The population definition is the most important design decision. A useful population for a pre-seed fund investing in B2B software might include senior engineers and product leaders who have worked at specific companies, researchers in commercially relevant technical areas, operators with deep domain expertise, and alumni of previous portfolio companies.

Once the population is defined, monitoring involves tracking the observable signals that indicate someone in that population is transitioning from employed professional to stealth founder. Professional profile change tracking, GitHub activity monitoring, and community post monitoring are all tractable with appropriate tools.

The Combination That Indicates Stealth Company Formation

Individual signals are weak predictors. The combination of signals from the same individual within a short time window is significantly more predictive. A person who announces a departure from a relevant employer, increases their independent GitHub activity in the following weeks, registers a domain, and posts a co-founder search within the same two-month period is exhibiting a pattern that is very difficult to explain as anything other than early stealth company formation.

Acting on Stealth Detection

The outreach to a detected stealth founder requires a different approach from outreach to a founder who has already announced. The message should be specific about the signal that prompted outreach, without cataloguing every data point used to detect them. "I saw you recently left X and noticed your background in Y" is enough. It is honest, it establishes credibility, and it invites a response without creating the feeling of surveillance. The goal at this stage is not investment evaluation. It is the beginning of a relationship.

How Evertrace Detects Founders Entering Stealth

Evertrace monitors the behavioral and transactional signals that indicate a founder is entering the stealth phase of company formation. Trade registry filings, GitHub activity patterns, domain registrations, co-founder searches, and professional transition signals are combined and scored to surface individuals who are building something before any public announcement. Signals are scored, filtered by geography, sector, and founder profile, and delivered into Affinity, Attio, or connected AI agents via MCP.

175+ VC firms globally use Evertrace to find founders at the stealth stage, before any other investor is aware they are building.

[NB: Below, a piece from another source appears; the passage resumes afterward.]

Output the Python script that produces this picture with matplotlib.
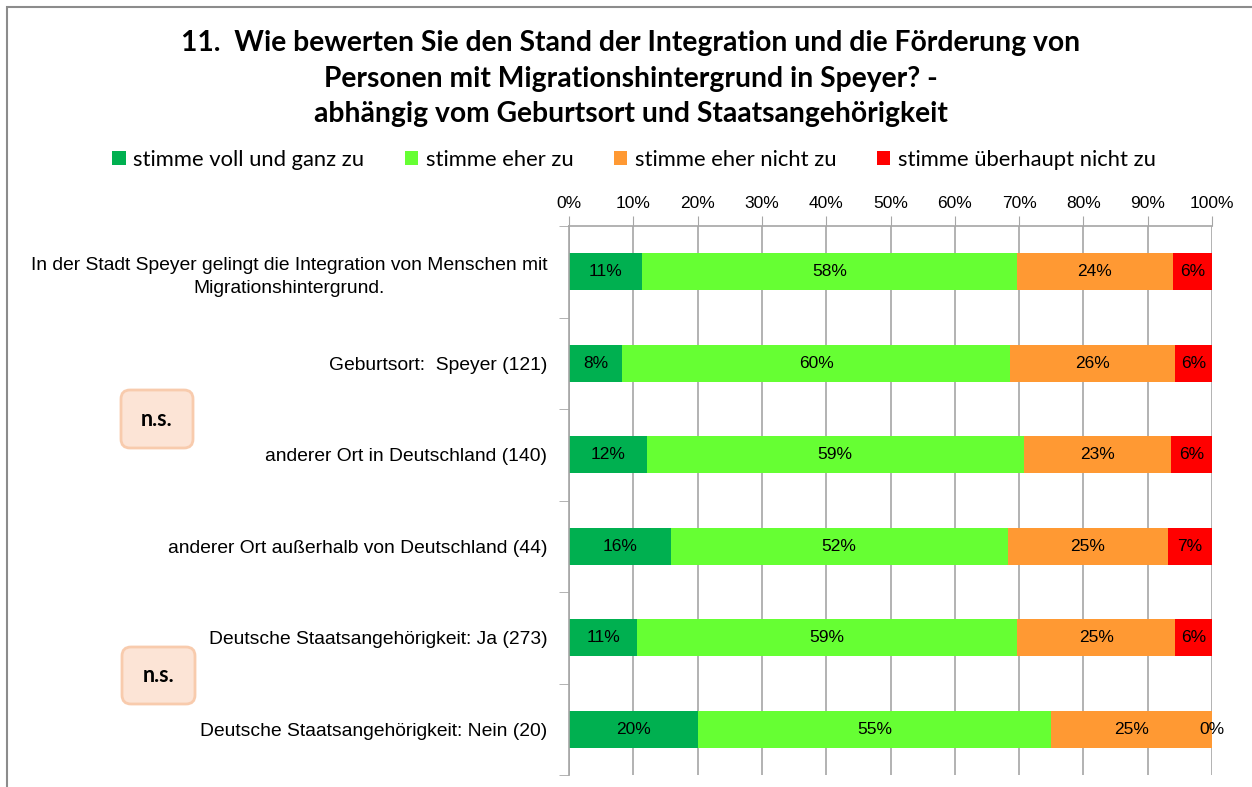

Book a demo to see Evertrace in action

Frequently Asked Questions

Can you actually detect when a founder goes into stealth?
Yes, partially. Stealth founders do not become completely invisible. They leave traces in the form of role departures, GitHub activity changes, domain registrations, co-founder searches, and company registration events. These traces appear before any public announcement.

What is the earliest signal that someone is considering building a company?
Professional role departures with ambiguous next steps, co-founder searches on relevant platforms, and shifts in public professional engagement patterns are among the earliest observable signals. These can appear weeks or months before any formal company formation event.

How do you approach a stealth founder without being intrusive?
By being specific and honest about the signal that prompted outreach, without revealing the full extent of the monitoring that detected them. A brief, direct message that references a visible transition and expresses genuine curiosity about what they are working on is appropriate.

How long does the stealth phase typically last?
It varies significantly by sector and founder. In software, founders often move from stealth to some form of public presence within three to twelve months. In deep tech, hardware, and biotech, stealth phases of one to three years are common because product development timelines are much longer.

What combination of signals most reliably indicates a stealth company is forming?
A role departure from a relevant employer, followed within weeks by increased independent GitHub activity, a domain registration, and a co-founder search, from the same individual within a short time window, is one of the strongest combined signals. Each individual element has alternative explanations; the combination is very difficult to explain as anything other than early company formation.